The implications for security tools selection
When we released Chalk™, someone asked on Twitter why we chose to use Nim as the programming language. The simple answer was because it was the best tool for the job. We didn’t choose an industry standard language like C, Rust or Go and we have never heard anyone describing Nim as best-of-breed.
What I have observed is that when people choose tools, they typically choose either so-called best-of-breed tools or get the tool as part of a suite, something I refer to as ‘a tools meal deal’. People tend to be risk averse and also choose tools that are perceived as industry standard.
I think the term best-of-breed is misleading, and instead people should always choose the best tool for the job.
The nuance of so-called best-of-breed tools today, lies in the commonly accepted definition, the tool that is perceived or marketed as having the highest efficacy in detecting or preventing security issues, but for a company, the best tool for the job may actually be the tool that is easiest to deploy, will result in the largest developer adoption, have the best success rate in getting tasks done, or any number of other criteria, but not necessarily the best at finding issues.

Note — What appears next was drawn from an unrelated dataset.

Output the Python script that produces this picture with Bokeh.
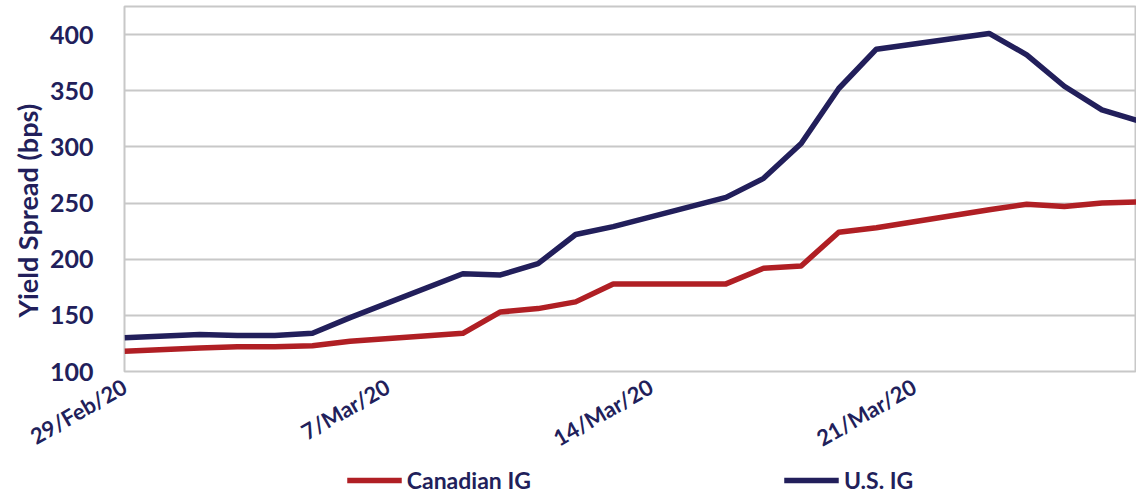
import math
import pandas as pd
from bokeh.plotting import figure
from bokeh.layouts import column
from bokeh.models import ColumnDataSource, FixedTicker, Range1d, Legend, LegendItem, Title
from bokeh.embed import file_html
from bokeh.resources import INLINE

dates = ["2020-02-29", "2020-03-02", "2020-03-03", "2020-03-04", "2020-03-05", "2020-03-06",
         "2020-03-09", "2020-03-10", "2020-03-11", "2020-03-12", "2020-03-13",
         "2020-03-16", "2020-03-17", "2020-03-18", "2020-03-19", "2020-03-20",
         "2020-03-23", "2020-03-24", "2020-03-25", "2020-03-26", "2020-03-27"]
canadian_ig = [118, 121, 122, 122, 123, 127, 134, 153, 156, 162, 178,
               178, 192, 194, 224, 228, 244, 249, 247, 250, 251]
us_ig = [130, 133, 132, 132, 134, 148, 187, 186, 196, 222, 229,
         255, 272, 303, 352, 387, 401, 382, 354, 333, 323]
tick_days = [0, 7, 14, 21]
tick_labels = ["29/Feb/20", "7/Mar/20", "14/Mar/20", "21/Mar/20"]
y_ticks = [100, 150, 200, 250, 300, 350, 400]
series_names = ["Canadian IG", "U.S. IG"]
y_title = "Yield Spread (bps)"

start = pd.Timestamp(dates[0])
days = [(pd.Timestamp(d) - start).days for d in dates]
src = ColumnDataSource(dict(x=days, ca=canadian_ig, us=us_ig))

NAVY = "#221f5b"
RED = "#b01f24"
FONT = "Lato"

p = figure(width=1136, height=466, output_backend="svg", toolbar_location=None,
           x_range=Range1d(0, 26.92), y_range=Range1d(100, 425),
           min_border_left=124, min_border_right=0, min_border_top=6, min_border_bottom=95)
p.background_fill_color = "white"
p.border_fill_color = "white"
p.outline_line_color = "#c8c8c8"
p.outline_line_width = 2

p.line("x", "ca", source=src, line_color=RED, line_width=5.5, line_join="round")
p.line("x", "us", source=src, line_color=NAVY, line_width=5.5, line_join="round")

p.xgrid.grid_line_color = None
p.ygrid.grid_line_color = "#c8c8c8"
p.ygrid.grid_line_width = 2
p.yaxis.ticker = FixedTicker(ticks=y_ticks)
p.xaxis.ticker = FixedTicker(ticks=tick_days)
p.xaxis.major_label_overrides = {d: l for d, l in zip(tick_days, tick_labels)}

for ax in (p.xaxis[0], p.yaxis[0]):
    ax.axis_line_color = None
    ax.major_tick_line_color = None
    ax.minor_tick_line_color = None
    ax.major_label_text_font = FONT
    ax.major_label_text_font_style = "bold"
    ax.major_label_text_color = NAVY

p.yaxis.major_label_text_font_size = "25px"
p.yaxis.major_label_standoff = 25

p.add_layout(Title(text=y_title, align="left", offset=54, standoff=5,
                   text_font=FONT, text_font_style="bold", text_font_size="27px",
                   text_color=NAVY), "left")

p.xaxis.major_label_text_font_size = "22px"
p.xaxis.major_label_orientation = math.pi / 6
p.xaxis.major_label_standoff = 7

# legend row
q = figure(width=1136, height=28, output_backend="svg", toolbar_location=None,
           x_axis_location=None, y_axis_location=None,
           min_border_left=0, min_border_right=0, min_border_top=0, min_border_bottom=0)
q.outline_line_color = None
q.grid.grid_line_color = None
l_ca = q.line("x", "ca", source=src, line_color=RED, line_width=5.5, visible=False)
l_us = q.line("x", "us", source=src, line_color=NAVY, line_width=5.5, visible=False)
legend = Legend(items=[LegendItem(label=series_names[0], renderers=[l_ca]),
                       LegendItem(label=series_names[1], renderers=[l_us])],
                orientation="horizontal", location="center")
legend.label_text_font = FONT
legend.label_text_font_style = "bold"
legend.label_text_font_size = "23px"
legend.label_text_color = NAVY
legend.glyph_width = 55
legend.glyph_height = 20
legend.label_standoff = 5
legend.spacing = 253
legend.border_line_color = None
legend.background_fill_alpha = 0
legend.inactive_fill_alpha = 0
legend.padding = 0
legend.margin = 0
q.add_layout(legend, "center")

layout = column(p, q, spacing=0)
open("out.html", "w").write(file_html(layout, INLINE))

All of these things are measurable through controlled tests, including user studies so it is not subjective. You put tools in front of users and then ask them to complete specific tasks and measure the results. Find and fix issue A in a test suite, measure the results. By measuring task success rates, and time to completion, combined with a large enough sample size for instance, you can tell which tool has a higher rate of efficacy for the thing you care about. That may be accuracy, but nine times out of ten in my opinion isn’t when you actually think about it. Adoption may be key because when the tide rises across an organization, you will end up with a better overall security result. 1% adoption times 100% findings will always be less than 50% adoption and 50% findings, and you miss 100% of the shots on goal you don’t take.
I also think the term industry standard is only applicable if all tech environments, company structures, budgets and cultures were identical clones. They are not, so it's bullshit.
Industry standard is a term that is mired in murky marketing and folklore. Sure 9 out of 10 fortune 100 companies may be using a tool, but big companies use one of everything so that’s lying with statistics. Sure your peers may be using it, but it's a huge industry and likely your peers are your peers for a reason and your peers are not the populous of the industry. Maybe peer standard, but industry standard is not true. Industry standard is a marketing phrase, repeated enough times that people believe it. If it was true there would be one dominant company in each market segment and a bunch of contenders. In appsec there are a number of big players with significant market share so by definition there is no industry standard.
I think we need to treat best-of-breed for what it is, and we need to shift our mental model to always selecting the best tool for the job. I also think we need to stop paying any credence to the phrase ‘industry standard’.